Die Antragstellerin konnte vorliegend nicht durch einseitige Weisung die betroffenen Sprachlehrer zur Dienstleistung in einem bestimmten Umfang zu bestimmten Zeiten verpflichten, wie sich unmittelbar aus Ziff. 3 und 4 des Vertrages ergibt. Eine Bindung an eine bestimmte Unterrichtszeit ergibt sich erst aufgrund der Annahme eines Angebots der Antragstellerin auf Übernahme bestimmter Unterrichtsstunden, wobei die Annahme der Lehrkraft freisteht. Auch bei der Übernahme einer längerfristigen Gruppenbetreuung war es nach den Feststellungen des Landesarbeitsgerichts den einzelnen Lehrkräften jederzeit möglich, die Lehrtätigkeit abzubrechen. Es sind auch keine Anhaltspunkte dafür ersichtlich, daß die tatsächliche Durchführung nicht der vertraglichen Vereinbarung entsprochen hat. Darüber hinaus fehlt es auch an Hinweisen darauf, daß die den Sprachlehrern verbliebene Dispositionsbefugnis über den zeitlichen Umfang ihrer Tätigkeit für sie ohne jede Bedeutung gewesen ist. Der Vortrag des Betriebsrats läßt jedenfalls nicht erkennen, daß die davon betroffenen Lehrkräfte von sich aus jedes Interesse an einer solchen Vertragsgestaltung vermissen ließen.

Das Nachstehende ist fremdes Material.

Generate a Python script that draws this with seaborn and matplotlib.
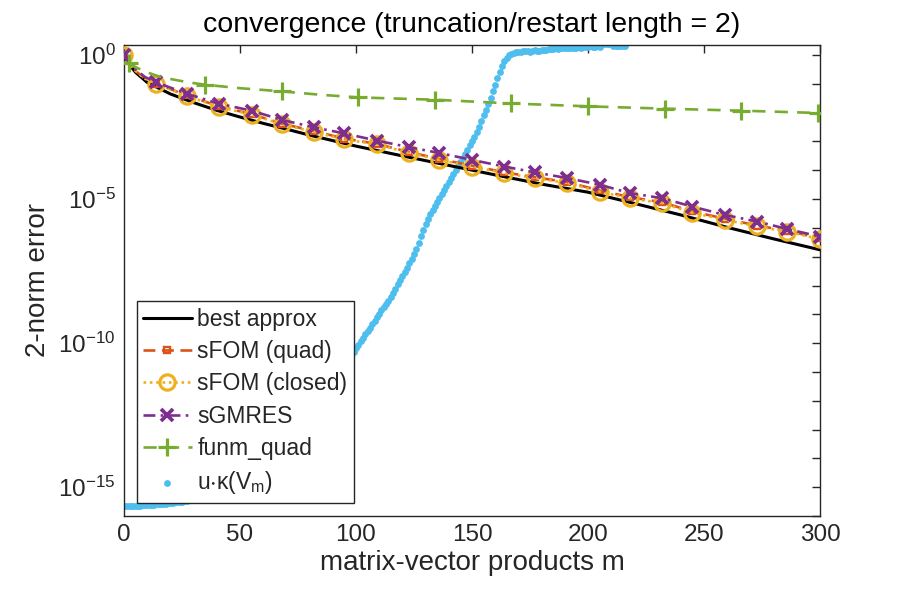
import numpy as np
import pandas as pd
import matplotlib
matplotlib.use("Agg")
import matplotlib.pyplot as plt
import seaborn as sns
from matplotlib.ticker import FixedLocator, FuncFormatter, NullLocator

# ---------------- data (log10 of error) ----------------
best_m = [0, 2, 5, 10, 15, 20, 30, 40, 50, 60, 70, 80, 90, 100, 120, 140, 160,
          180, 200, 220, 240, 260, 280, 300]
best_log = [0.0, -0.3, -0.6, -0.95, -1.15, -1.35, -1.65, -1.92, -2.15, -2.37,
            -2.57, -2.78, -2.97, -3.16, -3.50, -3.83, -4.16, -4.48, -4.76,
            -5.15, -5.55, -5.98, -6.38, -6.76]

sfom_m = [0, 2, 5, 9, 14, 27, 41, 55, 68, 82, 95, 109, 123, 136, 150, 164, 177,
          191, 205, 218, 232, 245, 259, 273, 286, 300]
sfom_closed_log = [0.0, -0.28, -0.55, -0.82, -1.00, -1.42, -1.80, -2.07, -2.40,
                   -2.67, -2.93, -3.10, -3.40, -3.64, -3.87, -4.10, -4.27, -4.44,
                   -4.74, -4.97, -5.14, -5.47, -5.72, -5.95, -6.13, -6.39]
sfom_quad_log = [0.0, -0.28, -0.55, -0.82, -0.99, -1.40, -1.78, -2.05, -2.38,
                 -2.64, -2.90, -3.08, -3.37, -3.61, -3.84, -4.07, -4.24, -4.41,
                 -4.70, -4.93, -5.11, -5.43, -5.68, -5.92, -6.10, -6.36]
sgmres_log = [0.0, -0.25, -0.50, -0.76, -0.95, -1.34, -1.69, -1.93, -2.25,
              -2.51, -2.72, -2.97, -3.20, -3.40, -3.64, -3.87, -4.07, -4.27,
              -4.50, -4.79, -4.97, -5.26, -5.55, -5.78, -6.04, -6.30]

funm_m = [2, 5, 10, 15, 20, 28, 35, 50, 68, 85, 101, 134, 167, 200, 233, 266, 299]
funm_log = [-0.28, -0.42, -0.60, -0.74, -0.83, -0.95, -1.03, -1.15, -1.26, -1.38,
            -1.47, -1.55, -1.68, -1.78, -1.86, -1.93, -2.01]

kappa_log = [
    -15.66, -15.66, -15.65, -15.65, -15.65, -15.64, -15.64, -15.64, -15.63, -15.63,
    -15.62, -15.62, -15.61, -15.61, -15.60, -15.59, -15.59, -15.58, -15.57, -15.56,
    -15.55, -15.54, -15.53, -15.52, -15.51, -15.50, -15.48, -15.47, -15.45, -15.44,
    -15.42, -15.40, -15.38, -15.36, -15.34, -15.32, -15.29, -15.27, -15.24, -15.21,
    -15.18, -15.15, -15.12, -15.08, -15.05, -15.01, -14.97, -14.93, -14.89, -14.84,
    -14.80, -14.75, -14.70, -14.65, -14.59, -14.54, -14.48, -14.42, -14.36, -14.29,
    -14.23, -14.16, -14.09, -14.02, -13.94, -13.87, -13.79, -13.71, -13.62, -13.54,
    -13.50, -13.41, -13.32, -13.22, -13.12, -13.02, -12.92, -12.81, -12.70, -12.62,
    -12.55, -12.44, -12.33, -12.22, -12.10, -11.98, -11.86, -11.74, -11.62, -11.50,
    -11.38, -11.26, -11.14, -11.02, -10.90, -10.78, -10.66, -10.54, -10.42, -10.30,
    -10.18, -10.06, -9.94, -9.82, -9.70, -9.58, -9.46, -9.34, -9.22, -9.10,
    -8.98, -8.86, -8.74, -8.63, -8.52, -8.40, -8.26, -8.11, -7.96, -7.81,
    -7.66, -7.52, -7.38, -7.23, -7.08, -6.92, -6.72, -6.51, -6.29, -6.07,
    -5.88, -5.70, -5.53, -5.38, -5.24, -5.10, -4.96, -4.82, -4.68, -4.54,
    -4.40, -4.26, -4.12, -3.98, -3.84, -3.70, -3.56, -3.42, -3.28, -3.13,
    -2.98, -2.83, -2.68, -2.49, -2.29, -2.09, -1.89, -1.69, -1.48, -1.26,
    -1.04, -0.81, -0.58, -0.38, -0.22, -0.10, 0.00, 0.05, 0.08, 0.10,
    0.12, 0.11, 0.13, 0.15, 0.13, 0.12, 0.14, 0.16, 0.14, 0.13,
    0.17, 0.19, 0.18, 0.20, 0.21, 0.20, 0.23, 0.22, 0.24, 0.23,
    0.24, 0.25, 0.24, 0.25, 0.26, 0.25, 0.27, 0.26, 0.27, 0.28,
    0.27, 0.30, 0.28, 0.29, 0.30, 0.29, 0.37, 0.38, 0.37, 0.38,
    0.37, 0.31, 0.32, 0.31, 0.32, 0.33, 0.32,
]
kappa_m = list(range(len(kappa_log)))

x_ticks = [0, 50, 100, 150, 200, 250, 300]
y_label_exps = [0, -5, -10, -15]

title = "convergence (truncation/restart length = 2)"
xlabel = "matrix-vector products m"
ylabel = "2-norm error"
labels = ["best approx", "sFOM (quad)", "sFOM (closed)", "sGMRES", "funm_quad",
          r"u$\cdot\kappa$(V$_{\rm m}$)"]

# ---------------- style ----------------
sns.set_theme(style="white")
plt.rcParams["font.family"] = ["Liberation Sans", "DejaVu Sans"]
plt.rcParams["mathtext.fontset"] = "custom"
plt.rcParams["mathtext.rm"] = "Liberation Sans"
plt.rcParams["mathtext.it"] = "Liberation Sans:italic"
plt.rcParams["mathtext.default"] = "regular"

C_BLACK = "#000000"
C_RED = "#D95319"
C_YEL = "#EDB120"
C_PUR = "#7E2F8E"
C_GRN = "#77AC30"
C_BLUE = "#4DBEEE"
AX_C = "#262626"

fig = plt.figure(figsize=(9.13, 6.03), dpi=100)
ax = fig.add_axes([0.1358, 0.1443, 0.7623, 0.7811])

def tolin(v):
    return [10.0 ** a for a in v]

lw = 1.9
mk_idx = [0] + list(range(4, len(sfom_m)))
funm_idx = [0, 6, 8, 10, 11, 12, 13, 14, 15, 16]

df_k = pd.DataFrame({"m": kappa_m, "err": tolin(kappa_log)})
sns.scatterplot(data=df_k, x="m", y="err", ax=ax, color=C_BLUE, s=24,
                linewidth=0, label=labels[5], zorder=2)

h_best, = ax.plot(best_m, tolin(best_log), color=C_BLACK, linewidth=lw + 0.3,
                  zorder=3)
h_quad, = ax.plot(sfom_m, tolin(sfom_quad_log), color=C_RED, linewidth=lw,
                  linestyle=(0, (4.5, 2.5)), marker="s", markersize=5,
                  markeredgewidth=1.7, markerfacecolor="none",
                  markeredgecolor=C_RED, markevery=mk_idx, zorder=4)
h_clo, = ax.plot(sfom_m, tolin(sfom_closed_log), color=C_YEL, linewidth=lw,
                 linestyle=(0, (1, 1.4)), marker="o", markersize=11,
                 markeredgewidth=2.3, markerfacecolor="none",
                 markeredgecolor=C_YEL, markevery=mk_idx, zorder=5)
h_gm, = ax.plot(sfom_m, tolin(sgmres_log), color=C_PUR, linewidth=lw,
                linestyle=(0, (4.5, 2, 1, 2)), marker="x", markersize=9,
                markeredgewidth=2.7, markeredgecolor=C_PUR, markevery=mk_idx,
                zorder=6)
h_fq, = ax.plot(funm_m, tolin(funm_log), color=C_GRN, linewidth=lw,
                linestyle=(0, (5, 3.5)), marker="+", markersize=13,
                markeredgewidth=2.3, markeredgecolor=C_GRN, markevery=funm_idx,
                zorder=7)

ax.set_yscale("log")
ax.set_xlim(0, 300)
ax.set_ylim(1e-16, 10 ** 0.35)

ax.xaxis.set_major_locator(FixedLocator(x_ticks))
ax.xaxis.set_minor_locator(NullLocator())
ax.yaxis.set_major_locator(FixedLocator([10.0 ** k for k in range(-16, 1)]))
ax.yaxis.set_minor_locator(NullLocator())

def yfmt(v, pos):
    e = int(round(np.log10(v)))
    if e in y_label_exps:
        return r"$10^{%d}$" % e
    return ""
ax.yaxis.set_major_formatter(FuncFormatter(yfmt))

for s in ax.spines.values():
    s.set_color(AX_C)
    s.set_linewidth(1.0)
    s.set_visible(True)
ax.tick_params(which="both", direction="in", top=True, right=True, length=6,
               width=1.0, color=AX_C, labelsize=17.5, labelcolor=AX_C, pad=6)

ax.set_title(title, fontsize=20.5, color="#000000", pad=9)
ax.set_xlabel(xlabel, fontsize=20, color=AX_C, labelpad=3)
ax.set_ylabel(ylabel, fontsize=20, color=AX_C, labelpad=5)

h_k = ax.collections[0]
handles = [h_best, h_quad, h_clo, h_gm, h_fq, h_k]
old = ax.get_legend()
if old is not None:
    old.remove()
leg = ax.legend(handles, labels, loc="lower left",
                bbox_to_anchor=(0.018, 0.028), borderaxespad=0, fontsize=16.5,
                frameon=True, fancybox=False, framealpha=1, edgecolor=AX_C,
                handlelength=2.1, handletextpad=0.25, labelspacing=0.4,
                borderpad=0.3, markerscale=1.0)
leg.get_frame().set_linewidth(1.0)
leg.set_zorder(10)

fig.savefig("out.png", dpi=100)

Soweit der Betriebsrat in der Beschwerdeinstanz auf die Existenz von Dienstplänen abstellt und sich auf die Rechtsprechung des Fünften Senats (Urteil vom 16. Februar 1994 – 5 AZR 402/93 – AP Nr. 15 zu § 611 BGB Rundfunk, zu II der Gründe; Urteil vom 20. Juli 1994 – 5 AZR 627/93 – AP Nr. 73 zu § 611 BGB Abhängigkeit, zu II der Gründe; Urteil vom 30. November 1994 – 5 AZR 704/93 – AP Nr. 74 zu § 611 BGB Abhängigkeit, zu II 2 b der Gründe) zur Bedeutung der Dienstpläne bei Mitarbeitern im Rundfunkbereich beruft, rechtfertigt auch dies keine andere rechtliche Beurteilung. Der Fünfte Senat stellt in den genannten Entscheidungen nicht auf die Existenz der Dienstpläne ab, sondern wertet die einseitige Aufstellung von Dienstplänen als ein Indiz dafür, daß die Arbeitgeberin ständige Dienstbereitschaft der im Plan aufgeführten Mitarbeiter erwartet und so über deren Arbeitsleistung verfügt. Abgesehen davon, daß für die Aufstellung längerfristiger Dienstpläne vorliegend nichts ersichtlich ist und das vom Betriebsrat geschilderte Verfahren nicht als Aufstellung von Dienstplänen, sondern nur als Abklärung des Unterrichtsbedarfs als Vorbereitung zur Abgabe eines entsprechenden Angebots auf Übernahme einzelner Unterrichtseinheiten gewertet werden kann, fehlt es vorliegend gerade an dieser Erwartung ständiger Dienstbereitschaft und einer Verfügung über die Arbeitskraft. Nach den unangegriffenen Feststellungen des Landesarbeitsgerichts findet jede Unterrichtserteilung nur aufgrund von Einzelabsprachen statt. Bei längerfristiger Betreuung kann die Unterrichtstätigkeit jederzeit vom Mitarbeiter abgebrochen werden. Außerhalb der vereinbarten Zeiten kann die Antragstellerin über die Arbeitskraft der Sprachlehrer nicht verfügen. Dementsprechend hat der Senat (Beschluß vom 28. November 1990 – 7 ABR 51/89 –, a.a.O.) auch für die Verträge vom Typ „A” und „B” ausgeführt, daß sich eine persönliche Abhängigkeit nicht aus der zeitlichen Bindung an die in Verfügbarkeitsplänen festgesetzten Zeiten ergibt.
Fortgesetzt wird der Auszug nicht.